You've got the gear. You’ve got the software. Now what?

Honestly? Your first stream will probably have zero viewers. Maybe one, and it’ll be your mom or your best friend. That’s normal. The biggest hurdle in how to set up a Twitch stream isn't the technical stuff—it's the mental part of talking to yourself.

Expert streamers like Ezekiel_III or CohhCarnage often talk about the "Always Be Talking" rule. If someone clicks on your stream and it’s just silence, they’re gone in five seconds. Narrate your thoughts. Explain why you’re moving to that part of the map. Complain about the loot. Just keep the audio moving.

Community and Safety

Before you go live, set up Nightbot or Sery_Bot. Twitch is a great place, but "follow bots" and "hate raids" are real things that happen. Having a basic bot that can auto-mod certain words or block link-spamming will save you a massive headache during your first week.

Final Practical Checklist

  1. Verify your Twitch account. You need two-factor authentication (2FA) enabled anyway to get your stream key and eventually reach Affiliate status.
  2. Do a test recording. Don't just go live. Hit "Start Recording" in OBS, play your game for five minutes, and talk. Listen back. Is the game too loud? Can you hear yourself? Fix it now, not when someone in chat is complaining.
  3. Set up a "Starting Soon" screen. It gives people a minute to file in while you do your final mic checks and tweet out that you’re live.
  4. Lighting matters more than the camera. A $20 ring light or even a desk lamp pointed at a white wall behind your monitor will make a $30 webcam look like a $100 one. Avoid having a bright window behind you; you’ll just be a silhouette.
  5. Categorize correctly. If you're playing Minecraft, make sure your stream is set to Minecraft. If you're just talking, use Just Chatting. If you’re in the wrong category, the people who want to see your content won't find you.
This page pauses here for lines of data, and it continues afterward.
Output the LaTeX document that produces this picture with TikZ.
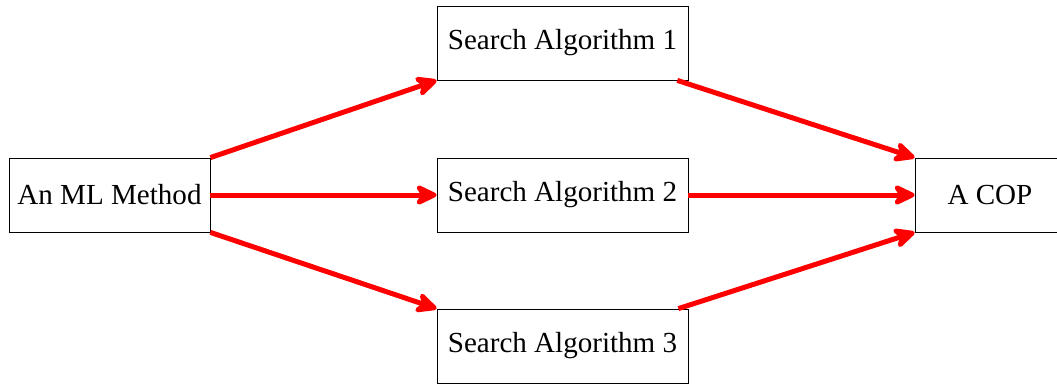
\documentclass[tikz,border=0pt]{standalone}
\usepackage{fontspec}
\setmainfont{Liberation Serif}
\usetikzlibrary{arrows.meta}
\begin{document}
\begin{tikzpicture}[x=0.75pt, y=-0.75pt,
  box/.style={draw, line width=0.6pt, minimum height=55.5pt, inner sep=0pt, font=\fontsize{21.8}{26}\selectfont},
  link/.style={red, line width=3.75pt, -{Stealth[length=20pt, width=19pt, inset=6pt, round]}}]
\useasboundingbox (0,0) rectangle (1057,386);
% method
\node[box, minimum width=150.75pt] (ml) at (109.5,195) {An ML Method};
% search algorithms
\node[box, minimum width=188.25pt] (s1) at (562.5,43) {Search Algorithm 1};
\node[box, minimum width=188.25pt] (s2) at (562.5,195) {Search Algorithm 2};
\node[box, minimum width=188.25pt] (s3) at (562.5,346) {Search Algorithm 3};
% problem
\node[box, minimum width=112.5pt] (cop) at (990,195) {A COP};
% arrows
\draw[link] (ml.north east) -- (s1.south west);
\draw[link] (ml) -- (s2);
\draw[link] (ml.south east) -- (s3.north west);
\draw[link] (s1) -- (cop.north west);
\draw[link] (s2) -- (cop);
\draw[link] (s3) -- (cop.south west);
\end{tikzpicture}
\end{document}
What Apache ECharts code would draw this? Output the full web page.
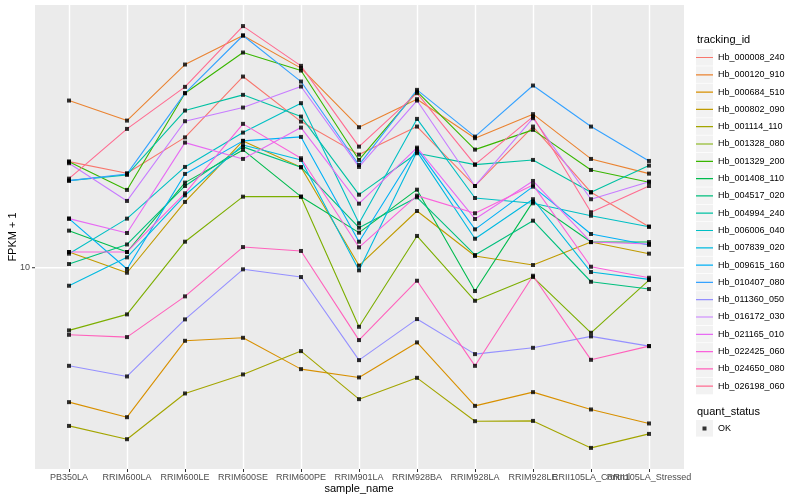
<!DOCTYPE html>
<html>
<head>
<meta charset="utf-8">
<script src="https://cdn.jsdelivr.net/npm/echarts@6/dist/echarts.min.js"></script>
<style>html,body{margin:0;padding:0;background:#fff}#c{width:800px;height:500px}</style>
</head>
<body>
<div id="c"></div>
<script>
// ---------- data ----------
const categories = ['PB350LA','RRIM600LA','RRIM600LE','RRIM600SE','RRIM600PE','RRIM901LA','RRIM928BA','RRIM928LA','RRIM928LE','RRII105LA_Control','RRII105LA_Stressed'];
const yTickValues = [10];
const yTickLabels = ['10'];

const hb_000008_240 = [20.95, 19.32, 24.81, 37.91, 27.70, 22.00, 26.75, 17.68, 26.75, 16.92, 13.31];
const hb_000120_910 = [32.07, 27.89, 41.22, 50.47, 40.20, 26.63, 32.38, 24.67, 29.17, 21.35, 19.27];
const hb_000684_510 = [3.918, 3.528, 6.009, 6.136, 4.932, 4.655, 5.942, 3.818, 4.201, 3.723, 3.377];
const hb_000802_090 = [11.16, 9.657, 15.82, 24.21, 20.15, 10.15, 14.85, 10.85, 10.19, 11.96, 11.03];
const hb_001114_110 = [3.320, 3.026, 4.163, 4.753, 5.592, 4.001, 4.642, 3.431, 3.438, 2.848, 3.140];
const hb_001328_080 = [6.461, 7.224, 11.99, 16.41, 16.41, 6.626, 12.48, 7.943, 9.372, 6.354, 9.178];
const hb_001329_200 = [20.95, 17.20, 33.76, 44.82, 39.53, 21.20, 34.15, 22.78, 26.14, 19.77, 18.15];
const hb_001408_110 = [12.95, 11.16, 18.10, 22.73, 16.41, 12.77, 17.23, 8.500, 15.85, 11.96, 11.96];
const hb_004517_020 = [10.26, 11.76, 17.68, 23.22, 20.15, 13.22, 16.34, 10.93, 13.88, 9.069, 8.619];
const hb_004994_240 = [18.35, 19.10, 29.91, 33.37, 28.68, 16.64, 22.22, 20.52, 21.20, 16.92, 20.38];
const hb_006006_040 = [11.03, 14.08, 20.19, 25.65, 31.49, 13.63, 28.22, 16.26, 15.67, 14.37, 13.31];
const hb_007839_020 = [8.820, 10.75, 16.57, 23.54, 21.20, 9.820, 22.47, 12.24, 16.12, 9.704, 9.222];
const hb_009615_160 = [14.08, 9.910, 19.23, 24.21, 24.89, 11.99, 22.89, 13.07, 17.60, 12.65, 11.72];
const hb_010407_080 = [18.35, 19.23, 33.76, 50.47, 36.61, 20.47, 34.55, 24.94, 35.61, 26.75, 21.05];
const hb_011360_050 = [5.047, 4.687, 6.976, 9.889, 9.372, 5.252, 6.991, 5.476, 5.722, 6.197, 5.791];
const hb_016172_030 = [20.72, 15.93, 27.77, 30.54, 35.36, 20.19, 32.07, 17.68, 28.36, 16.12, 18.22];
const hb_021165_010 = [14.08, 12.74, 23.92, 21.35, 26.56, 15.63, 23.10, 14.05, 18.31, 11.96, 11.80];
const hb_022425_060 = [11.16, 11.16, 16.80, 27.26, 21.45, 11.53, 16.53, 14.62, 17.81, 10.07, 9.326];
const hb_024650_080 = [6.266, 6.166, 8.191, 11.55, 11.24, 6.039, 9.133, 5.047, 9.457, 5.263, 5.791];
const hb_026198_060 = [18.61, 26.32, 35.28, 53.89, 40.85, 23.26, 33.76, 20.52, 28.68, 14.72, 17.68];

const trackingIds = ['Hb_000008_240','Hb_000120_910','Hb_000684_510','Hb_000802_090','Hb_001114_110',
  'Hb_001328_080','Hb_001329_200','Hb_001408_110','Hb_004517_020','Hb_004994_240','Hb_006006_040',
  'Hb_007839_020','Hb_009615_160','Hb_010407_080','Hb_011360_050','Hb_016172_030','Hb_021165_010',
  'Hb_022425_060','Hb_024650_080','Hb_026198_060'];
const seriesValues = [hb_000008_240, hb_000120_910, hb_000684_510, hb_000802_090, hb_001114_110,
  hb_001328_080, hb_001329_200, hb_001408_110, hb_004517_020, hb_004994_240, hb_006006_040,
  hb_007839_020, hb_009615_160, hb_010407_080, hb_011360_050, hb_016172_030, hb_021165_010,
  hb_022425_060, hb_024650_080, hb_026198_060];
const quantStatus = ['OK'];

// ---------- styling ----------
const palette = ['#F8766D','#EA8331','#D89000','#C09B00','#A3A500','#7CAE00','#39B600','#00BB4E',
  '#00BF7D','#00C1A3','#00BFC4','#00BAE0','#00B0F6','#35A2FF','#9590FF','#C77CFF','#E76BF3',
  '#FA62DB','#FF62BC','#FF6C91'];
const FONT = '"Liberation Sans", Arial, Helvetica, sans-serif';
const LINE_ICON = 'path://M0,0h0.01v0.01H0z M0,7.9h17v1.2H0z M16.99,16.99h0.01v0.01h-0.01z';
const POINT_ICON = 'path://M0,0h0.01v0.01H0z M6.5,6.5h4v4h-4z M16.99,16.99h0.01v0.01h-0.01z';

// ggplot-like 5% expansion of the log range
const allVals = seriesValues.flat();
const lo = Math.log10(Math.min(...allVals)), hi = Math.log10(Math.max(...allVals));
const span = hi - lo;
const yMin = Math.pow(10, lo - 0.05 * span);
const yMax = Math.pow(10, hi + 0.05 * span);

const lineSeries = trackingIds.map((name, k) => ({
  name, type: 'line', data: seriesValues[k], symbol: 'none', showSymbol: false,
  lineStyle: { width: 1.1, color: palette[k] }, itemStyle: { color: palette[k] },
  z: 2, silent: true, emphasis: { disabled: true }
}));
const points = [];
seriesValues.forEach(arr => arr.forEach((v, i) => points.push([i, v])));
const pointSeries = {
  name: quantStatus[0], type: 'scatter', data: points, symbol: 'rect', symbolSize: 4,
  itemStyle: { color: '#000000' }, z: 3, silent: true, emphasis: { disabled: true }
};

const chart = echarts.init(document.getElementById('c'));
chart.setOption({
  animation: false,
  backgroundColor: '#ffffff',
  color: palette,
  textStyle: { fontFamily: FONT },
  grid: { left: 69, right: 151, top: 5, bottom: 31, containLabel: false, outerBoundsMode: 'none' },
  title: [
    { text: 'tracking_id', left: 697, top: 34, padding: 0, textStyle: { fontSize: 11, fontWeight: 'normal', color: '#000', fontFamily: FONT } },
    { text: 'quant_status', left: 697, top: 406, padding: 0, textStyle: { fontSize: 11, fontWeight: 'normal', color: '#000', fontFamily: FONT } }
  ],
  legend: [
    { data: trackingIds, orient: 'vertical', left: 696, top: 49, padding: 0, itemGap: 0.3,
      itemWidth: 17, itemHeight: 17, icon: LINE_ICON, selectedMode: false,
      itemStyle: { borderWidth: 0 }, textStyle: { fontSize: 9, color: '#000', fontFamily: FONT } },
    { data: quantStatus, orient: 'vertical', left: 696, top: 420, padding: 0,
      itemWidth: 17, itemHeight: 17, icon: POINT_ICON, selectedMode: false,
      itemStyle: { borderWidth: 0 }, textStyle: { fontSize: 9, color: '#000', fontFamily: FONT } }
  ],
  xAxis: {
    type: 'category', data: categories, boundaryGap: false,
    axisLine: { show: false },
    axisTick: { show: true, length: 3, lineStyle: { color: '#333333', width: 1 } },
    axisLabel: { interval: 0, fontSize: 9, color: '#4D4D4D', margin: 4, fontFamily: FONT },
    splitLine: { show: true, lineStyle: { color: '#FFFFFF', width: 1.4 } },
    name: 'sample_name', nameLocation: 'middle', nameGap: 14, nameMoveOverlap: false,
    nameTextStyle: { fontSize: 11, color: '#000', fontFamily: FONT }
  },
  yAxis: {
    type: 'log', logBase: 10, min: yMin, max: yMax, offset: 34,
    axisLine: { show: false }, axisTick: { show: false }, splitLine: { show: false },
    axisLabel: {
      fontSize: 9, color: '#4D4D4D', margin: 5, fontFamily: FONT,
      formatter: v => { const j = yTickValues.findIndex(t => Math.abs(t - v) < 1e-6 * t); return j >= 0 ? yTickLabels[j] : ''; }
    },
    name: 'FPKM + 1', nameLocation: 'middle', nameGap: 17, nameMoveOverlap: false,
    nameTextStyle: { fontSize: 11, color: '#000', fontFamily: FONT }
  },
  series: [...lineSeries, pointSeries]
});

// panel background, y gridline at ticks, legend key backgrounds
const gfx = [];
gfx.push({ type: 'rect', z: -100, silent: true, shape: { x: 35, y: 5, width: 649, height: 464 }, style: { fill: '#EBEBEB' } });
yTickValues.forEach(t => {
  const py = chart.convertToPixel({ yAxisIndex: 0 }, t);
  gfx.push({ type: 'line', z: -50, silent: true, shape: { x1: 35, y1: py, x2: 684, y2: py }, style: { stroke: '#FFFFFF', lineWidth: 1.4 } });
  gfx.push({ type: 'line', z: -50, silent: true, shape: { x1: 32, y1: py, x2: 35, y2: py }, style: { stroke: '#333333', lineWidth: 1 } });
});
trackingIds.forEach((n, i) => {
  gfx.push({ type: 'rect', z: -100, silent: true, shape: { x: 696, y: 49 + i * 17.3, width: 17, height: 16.6 }, style: { fill: '#F2F2F2' } });
});
gfx.push({ type: 'rect', z: -100, silent: true, shape: { x: 696, y: 420, width: 17, height: 16.6 }, style: { fill: '#F2F2F2' } });
chart.setOption({ graphic: gfx });
</script>
</body>
</html>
The tech part is just the foundation. Once the buttons are mapped and the bitrate is set, the real work begins. It’s about consistency. Streaming for two hours every Tuesday and Thursday is infinitely better than streaming for 12 hours once a month. Pick a schedule you can actually keep, and don't check your viewer count while you're live. It only serves to get in your head. Just play, talk, and let the software do its job in the background.